Extract and augment features during training of a scene/environment/speech classifier

Parameters

model_name (str) – Name of the model. No extension (will save as .h5 file)
dataset_dict (dict, optional) – A dictionary including datasets as keys, and audio file lists (with or without labels) as values. If None, will be created based on audiodata_path. (default None)
augment_dict (dict, optional) – Dictionary containing keys (e.g. ‘add_white_noise’). See `soundpy.augment.list_augmentations`and corresponding True or False values. If the value is True, the key / augmentation gets implemented at random, each epoch. (default None)
audiodata_path (str, pathlib.PosixPath) – Where audio data can be found, if no dataset_dict provided. (default None)
save_new_files_dir (str, pathlib.PosixPath) – Where new files (logging, model(s), etc.) will be saved. If None, will be set in a unique directory within the current working directory. (default None)
**kwargs (additional keyword arguments) – Keyword arguments for soundpy.feats.get_feats.
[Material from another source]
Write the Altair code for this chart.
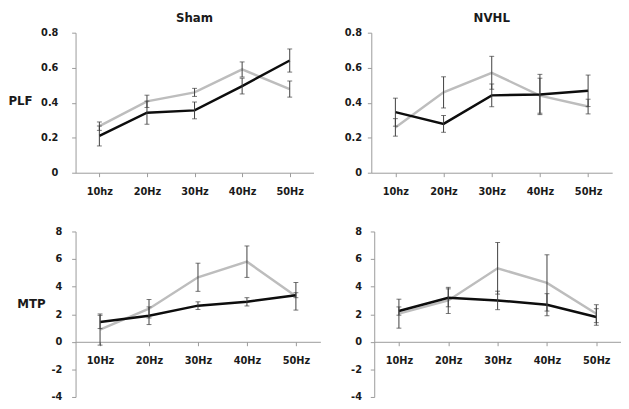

soundpy.models.builtin.denoiser_extract_train(model_name='denoiser', augment_dict=None, audiodata_clean_path=None, audiodata_noisy_path=None, features_dir=None, save_new_files_dir=None, labeled_data=False, ignore_label_marker=None, batch_size=10, epochs=5, patience=15, callbacks=None, random_seed=20, visualize=False, vis_every_n_items=50, label_silence=False, val_data=None, test_data=None, append_model_dir=False, **kwargs)[source]¶

Extract and augment features during training of a scene/environment/speech classifier

Parameters

model_name (str) – Name of the model. No extension (will save as .h5 file) (default ‘env_classifier’)
augment_dict (dict, optional) – Dictionary containing keys (e.g. ‘add_white_noise’). See `soundpy.augment.list_augmentations`and corresponding True or False values. If the value is True, the key / augmentation gets implemented at random, each epoch. (default None)
audiodata_path (str, pathlib.PosixPath) – Where audio data can be found, if no features_dir where previously extracted and prepared files are located. (default None)
features_dir (str, pathlib.PosixPath) – The feature directory where previously extracted validation and test data are located, as well as the relevant log files.
save_new_files_dir (str, pathlib.PosixPath) – Where new files (logging, model(s), etc.) will be saved. If None, will be set in a unique directory within the current working directory. (default None)
labeled_data (bool) – Useful in determining shape of data. If True, expected label column to exist at the end of the feature column of feature data. Note: this may be removed in future versions.
ignore_label_marker (str) – When collecting labels from subdirectory names, this allows a subfolder name to be ignored. For example, if ignore_label_marker is set as ‘__’, the folder name ‘__test__’ will not be included as a label while a folder name ‘dog_barking’ will.
**kwargs (additional keyword arguments) – Keyword arguments for soundpy.feats.get_feats.